▶ [ROWS]:
— Begin —

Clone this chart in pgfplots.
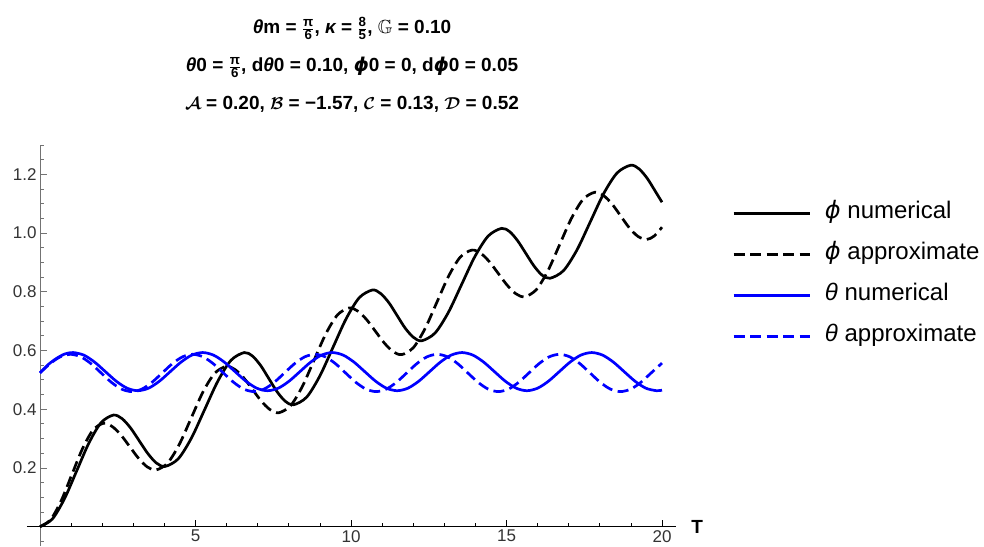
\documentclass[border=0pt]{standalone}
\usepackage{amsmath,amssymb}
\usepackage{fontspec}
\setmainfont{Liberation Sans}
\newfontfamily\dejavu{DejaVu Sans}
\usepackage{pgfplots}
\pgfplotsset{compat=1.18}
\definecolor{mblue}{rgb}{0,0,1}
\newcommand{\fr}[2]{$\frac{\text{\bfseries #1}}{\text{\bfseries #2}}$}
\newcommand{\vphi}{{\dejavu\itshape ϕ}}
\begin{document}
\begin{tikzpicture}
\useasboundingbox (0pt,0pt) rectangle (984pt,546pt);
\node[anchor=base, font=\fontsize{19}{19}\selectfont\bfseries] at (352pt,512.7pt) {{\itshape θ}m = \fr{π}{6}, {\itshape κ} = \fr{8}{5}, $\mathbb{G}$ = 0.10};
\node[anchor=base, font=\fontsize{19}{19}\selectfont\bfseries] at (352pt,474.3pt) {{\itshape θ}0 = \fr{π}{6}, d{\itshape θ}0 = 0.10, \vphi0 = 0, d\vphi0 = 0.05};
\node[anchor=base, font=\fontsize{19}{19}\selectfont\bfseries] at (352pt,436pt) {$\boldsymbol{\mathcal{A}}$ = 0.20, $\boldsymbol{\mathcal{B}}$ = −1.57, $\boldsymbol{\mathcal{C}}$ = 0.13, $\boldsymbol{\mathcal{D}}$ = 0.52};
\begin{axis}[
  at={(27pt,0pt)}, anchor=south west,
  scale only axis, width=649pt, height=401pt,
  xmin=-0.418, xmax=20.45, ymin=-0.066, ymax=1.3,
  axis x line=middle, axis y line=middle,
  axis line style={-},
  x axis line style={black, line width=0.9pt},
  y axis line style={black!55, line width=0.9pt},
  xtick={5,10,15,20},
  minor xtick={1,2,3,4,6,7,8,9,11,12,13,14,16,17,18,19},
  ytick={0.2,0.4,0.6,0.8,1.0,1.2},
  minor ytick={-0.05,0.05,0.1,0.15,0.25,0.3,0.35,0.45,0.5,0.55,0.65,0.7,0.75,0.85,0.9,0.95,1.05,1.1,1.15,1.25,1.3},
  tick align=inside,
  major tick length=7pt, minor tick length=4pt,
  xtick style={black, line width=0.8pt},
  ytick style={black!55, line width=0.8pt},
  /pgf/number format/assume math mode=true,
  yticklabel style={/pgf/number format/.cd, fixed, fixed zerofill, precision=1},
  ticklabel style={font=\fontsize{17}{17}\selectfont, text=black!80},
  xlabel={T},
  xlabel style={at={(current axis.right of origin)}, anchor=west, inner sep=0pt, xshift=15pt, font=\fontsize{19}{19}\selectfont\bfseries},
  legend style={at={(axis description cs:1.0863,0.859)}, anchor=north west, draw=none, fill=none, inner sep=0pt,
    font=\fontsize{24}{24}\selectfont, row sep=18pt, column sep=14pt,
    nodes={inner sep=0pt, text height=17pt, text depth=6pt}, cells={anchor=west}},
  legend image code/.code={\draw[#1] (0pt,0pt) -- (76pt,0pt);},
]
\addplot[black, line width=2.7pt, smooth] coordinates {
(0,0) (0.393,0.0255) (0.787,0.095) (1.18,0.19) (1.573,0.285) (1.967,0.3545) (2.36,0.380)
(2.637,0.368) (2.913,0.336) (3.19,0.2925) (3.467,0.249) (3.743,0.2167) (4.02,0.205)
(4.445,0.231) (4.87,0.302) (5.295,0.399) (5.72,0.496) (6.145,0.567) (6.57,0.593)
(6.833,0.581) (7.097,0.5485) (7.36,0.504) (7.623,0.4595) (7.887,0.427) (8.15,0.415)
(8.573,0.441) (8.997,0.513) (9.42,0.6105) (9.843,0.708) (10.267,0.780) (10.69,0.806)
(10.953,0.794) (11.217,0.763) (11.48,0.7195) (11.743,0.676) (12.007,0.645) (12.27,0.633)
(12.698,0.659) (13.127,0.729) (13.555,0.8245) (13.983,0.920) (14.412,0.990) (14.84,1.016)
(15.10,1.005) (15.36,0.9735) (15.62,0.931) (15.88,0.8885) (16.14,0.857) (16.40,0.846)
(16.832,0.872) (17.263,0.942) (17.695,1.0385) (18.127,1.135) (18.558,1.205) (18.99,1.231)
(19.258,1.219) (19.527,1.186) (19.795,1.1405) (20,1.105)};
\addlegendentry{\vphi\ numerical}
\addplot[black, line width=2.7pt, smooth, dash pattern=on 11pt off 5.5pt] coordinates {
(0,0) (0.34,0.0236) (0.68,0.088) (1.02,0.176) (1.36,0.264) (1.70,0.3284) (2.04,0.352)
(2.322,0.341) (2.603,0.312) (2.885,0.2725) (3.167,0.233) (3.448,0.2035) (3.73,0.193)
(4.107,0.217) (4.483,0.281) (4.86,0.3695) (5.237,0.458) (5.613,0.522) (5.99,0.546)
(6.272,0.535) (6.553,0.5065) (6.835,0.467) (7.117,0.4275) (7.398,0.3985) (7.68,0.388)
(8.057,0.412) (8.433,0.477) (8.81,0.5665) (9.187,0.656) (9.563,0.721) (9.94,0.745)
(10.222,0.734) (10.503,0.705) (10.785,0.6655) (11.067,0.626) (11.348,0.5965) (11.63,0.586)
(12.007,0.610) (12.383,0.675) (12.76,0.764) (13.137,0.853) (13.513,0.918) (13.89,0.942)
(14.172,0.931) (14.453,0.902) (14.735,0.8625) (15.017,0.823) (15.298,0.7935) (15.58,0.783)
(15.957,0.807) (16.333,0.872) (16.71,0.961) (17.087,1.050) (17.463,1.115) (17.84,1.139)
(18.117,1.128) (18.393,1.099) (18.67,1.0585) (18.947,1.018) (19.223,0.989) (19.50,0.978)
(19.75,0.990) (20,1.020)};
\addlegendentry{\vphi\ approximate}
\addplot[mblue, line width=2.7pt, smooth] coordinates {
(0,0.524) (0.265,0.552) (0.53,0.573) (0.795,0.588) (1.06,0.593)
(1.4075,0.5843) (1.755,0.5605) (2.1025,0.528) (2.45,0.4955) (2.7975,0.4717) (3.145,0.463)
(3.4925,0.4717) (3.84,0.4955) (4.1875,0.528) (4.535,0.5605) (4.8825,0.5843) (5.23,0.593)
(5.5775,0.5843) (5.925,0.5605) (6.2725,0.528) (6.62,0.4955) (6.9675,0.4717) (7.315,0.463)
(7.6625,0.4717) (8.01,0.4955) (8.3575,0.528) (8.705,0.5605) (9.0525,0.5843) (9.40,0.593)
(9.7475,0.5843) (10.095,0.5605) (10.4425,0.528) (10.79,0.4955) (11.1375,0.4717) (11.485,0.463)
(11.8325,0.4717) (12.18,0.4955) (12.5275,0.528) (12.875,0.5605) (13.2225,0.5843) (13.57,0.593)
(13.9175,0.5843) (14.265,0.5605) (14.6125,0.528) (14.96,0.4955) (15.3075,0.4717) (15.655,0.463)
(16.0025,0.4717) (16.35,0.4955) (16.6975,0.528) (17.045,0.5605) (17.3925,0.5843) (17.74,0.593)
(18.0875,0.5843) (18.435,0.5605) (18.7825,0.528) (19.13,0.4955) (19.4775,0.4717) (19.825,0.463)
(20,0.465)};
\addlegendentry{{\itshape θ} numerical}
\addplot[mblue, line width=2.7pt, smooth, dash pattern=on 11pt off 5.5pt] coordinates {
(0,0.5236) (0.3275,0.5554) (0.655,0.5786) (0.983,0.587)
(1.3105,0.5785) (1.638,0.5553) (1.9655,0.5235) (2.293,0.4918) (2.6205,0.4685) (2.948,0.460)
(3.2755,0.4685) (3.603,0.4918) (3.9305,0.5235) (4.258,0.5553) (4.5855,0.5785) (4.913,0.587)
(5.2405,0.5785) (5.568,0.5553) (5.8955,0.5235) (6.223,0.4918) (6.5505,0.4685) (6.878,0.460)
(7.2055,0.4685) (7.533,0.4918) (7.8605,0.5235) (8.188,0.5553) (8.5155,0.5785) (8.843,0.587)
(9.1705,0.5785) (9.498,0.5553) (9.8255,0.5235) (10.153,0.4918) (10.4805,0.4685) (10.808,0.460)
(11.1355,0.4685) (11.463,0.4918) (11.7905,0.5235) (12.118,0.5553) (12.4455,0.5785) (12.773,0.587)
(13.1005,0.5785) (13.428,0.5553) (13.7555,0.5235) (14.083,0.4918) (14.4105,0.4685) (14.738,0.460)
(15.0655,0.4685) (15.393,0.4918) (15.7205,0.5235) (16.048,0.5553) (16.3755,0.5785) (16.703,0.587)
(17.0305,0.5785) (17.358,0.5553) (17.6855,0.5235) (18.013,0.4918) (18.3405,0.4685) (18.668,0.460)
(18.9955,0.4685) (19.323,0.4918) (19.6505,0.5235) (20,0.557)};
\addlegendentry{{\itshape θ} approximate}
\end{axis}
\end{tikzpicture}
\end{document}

— End —
— Begin —

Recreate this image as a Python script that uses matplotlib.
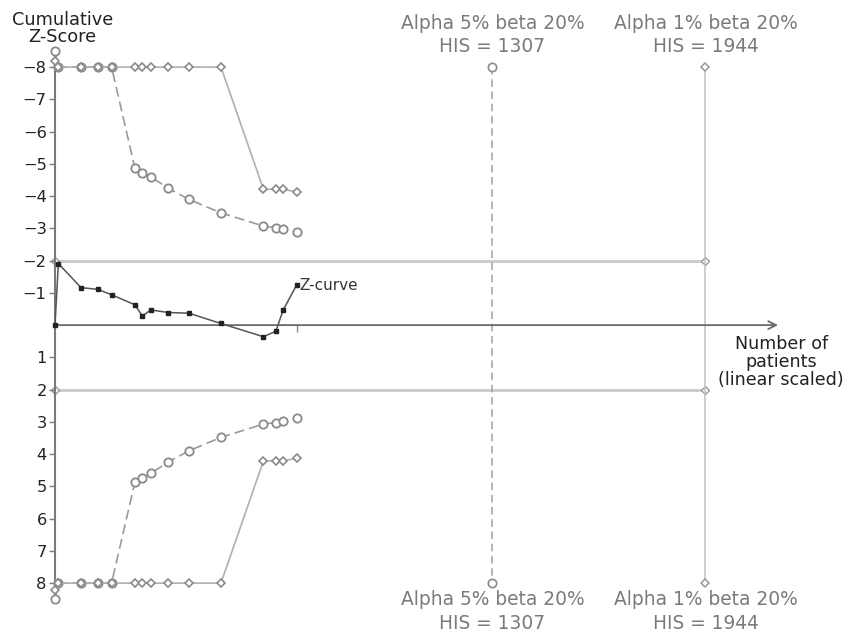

— End —

▶ [THE PROBLEM]:
Count how many lines of the listing above include "image" and report that number alone.

▶ [THE REPLY]:
2